In 1593, Cesare Ripa, Italian Iconographer, published a remarkably successful emblem and iconographic book, Nova Iconologia, which included the four continents as allegorical figures. This handbook was immensely popular and widely distributed. Ripa was a man of research, he had access to hundreds of important pieces of ancient Egyptian, Greek, Roman, and early Christian literature which heavily influenced his work. The Nova Iconologia was a functional tool for interpreting the symbolic elements of allegorical figures described by Ripa. Some allegorical figures included emotions, such as grief, happiness, and lust, as well as the four elements, and the four continents. Ripa’s work provided engravers with the standard expectations to personify females as allegorical figures, and in turn led to the discriminatory and racial biases presented in Claes Visscher's Orbis Terrarum Tabula Recens Emendta Et In Lucem Edita. 

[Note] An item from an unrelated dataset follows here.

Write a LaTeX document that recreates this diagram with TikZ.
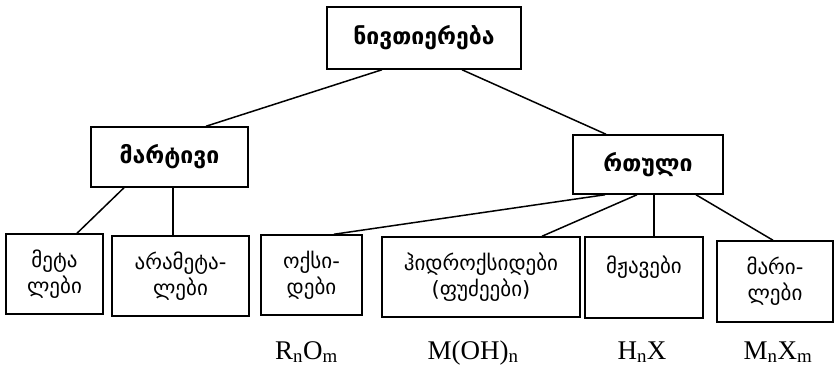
\documentclass[tikz,border=0pt]{standalone}
\usepackage{fontspec}
\newfontfamily\geo{DejaVu Sans}
\newfontfamily\tnr{Liberation Serif}

\begin{document}
\begin{tikzpicture}[x=1pt,y=-1pt,
    box/.style={draw,line width=1.5pt,align=center,inner sep=0pt,
      font=\geo\fontsize{21}{26}\selectfont},
    head/.style={box,font=\geo\bfseries\fontsize{23}{26}\selectfont},
    formula/.style={anchor=base,font=\tnr\fontsize{27}{30}\selectfont}]
  \useasboundingbox (0,0) rectangle (836,369);
  % top and second level
  \node[head,minimum width=194pt,minimum height=62pt] (sub) at (424,38) {ნივთიერება};
  \node[head,minimum width=157pt,minimum height=60pt] (simple) at (169.5,157) {მარტივი};
  \node[head,minimum width=150pt,minimum height=59pt] (complex) at (648,164.5) {რთული};
  % bottom row
  \node[box,minimum width=97pt,minimum height=80pt] (metals) at (54.5,274) {მეტა\\ლები};
  \node[box,minimum width=137pt,minimum height=80pt] (nonmetals) at (180.5,276) {არამეტა-\\ლები};
  \node[box,minimum width=101pt,minimum height=80pt] (oxides) at (311.5,275) {ოქსი-\\დები};
  \node[box,minimum width=198pt,minimum height=80pt] (hydroxides) at (481,277) {ჰიდროქსიდები\\(ფუძეები)};
  \node[box,minimum width=118pt,minimum height=81pt] (acids) at (644,277.5) {მჟავები\\\mbox{}};
  \node[box,minimum width=116pt,minimum height=81pt] (salts) at (775,281.5) {მარი-\\ლები};
  % connectors
  \foreach \a/\da/\b/\db in {sub/-42/simple/36.5,sub/38/complex/-42,
      simple/-45.5/metals/22.5,simple/3.5/nonmetals/-7.5,
      complex/-43/oxides/22.5,complex/-11/hydroxides/61,
      complex/6/acids/10,complex/48/salts/-2}
    \draw[line width=1.5pt] ([xshift=\da pt]\a.south) -- ([xshift=\db pt]\b.north);
  % formulas
  \node[formula] (foxides) at (306.5,359) {R\textsubscript{n}O\textsubscript{m}};
  \node[formula] (fhydroxides) at (473,359) {M(OH)\textsubscript{n}};
  \node[formula] (facids) at (642,359) {H\textsubscript{n}X};
  \node[formula] (fsalts) at (778,359) {M\textsubscript{n}X\textsubscript{m}};
\end{tikzpicture}
\end{document}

A Note about Nationalism and the European Perspective

It was not until the late 16th and early 17th century that national pride, particularly Dutch pride, became fundamental and reached the foreground of art. It was during this era that the Netherlands were victorious over Spain and won their independence in the Eighty-Year's War (1568-1648). Coming off the heels of independence, there was a renaissance in trade, science, military conquests, and this was all evident in Dutch artwork, lending the name of this period the Dutch Golden Age (1588-1672). The Dutch Golden Age brought in innovative ideas and expanded the horizons of Dutch territory though colonization. After many Dutch merchant ships sailed across expansive lengths of the ocean to reach the Far East and Africa, the Dutch East India Company was established in 1602. This was the first international corporation that functioned like a monopoly as the Dutch East India Company oversaw more than half of the world’s global sea trade. The Dutch East India Company was the most powerful business in the 17th century. Many nations were colonized during the 1600’s by the Dutch East India Company, including the modern-day countries of Sir Lanka, Taiwan, and Indonesia. Additionally, the Dutch West India Company founded in 1621 established monumental trade settlements including the ports of New Amsterdam in America which would become New York City and the Cape of Good Hope on the southernmost tip of West Africa.

It is important to understand that many of the artworks to come out of the Netherlands during the Dutch Golden Age were framed from the European perspective. Many of the artists and map engravers, - chose to represent the continents of Asia, Africa, and America as being ‘less civilized’ than that of Europe. This idea of open racial and ethnic biases, coupled with the new artistic style of both the Mannerist and Baroque period, which put an emphasis on the realistic nature of the body, provided the means for European dominance and colonization.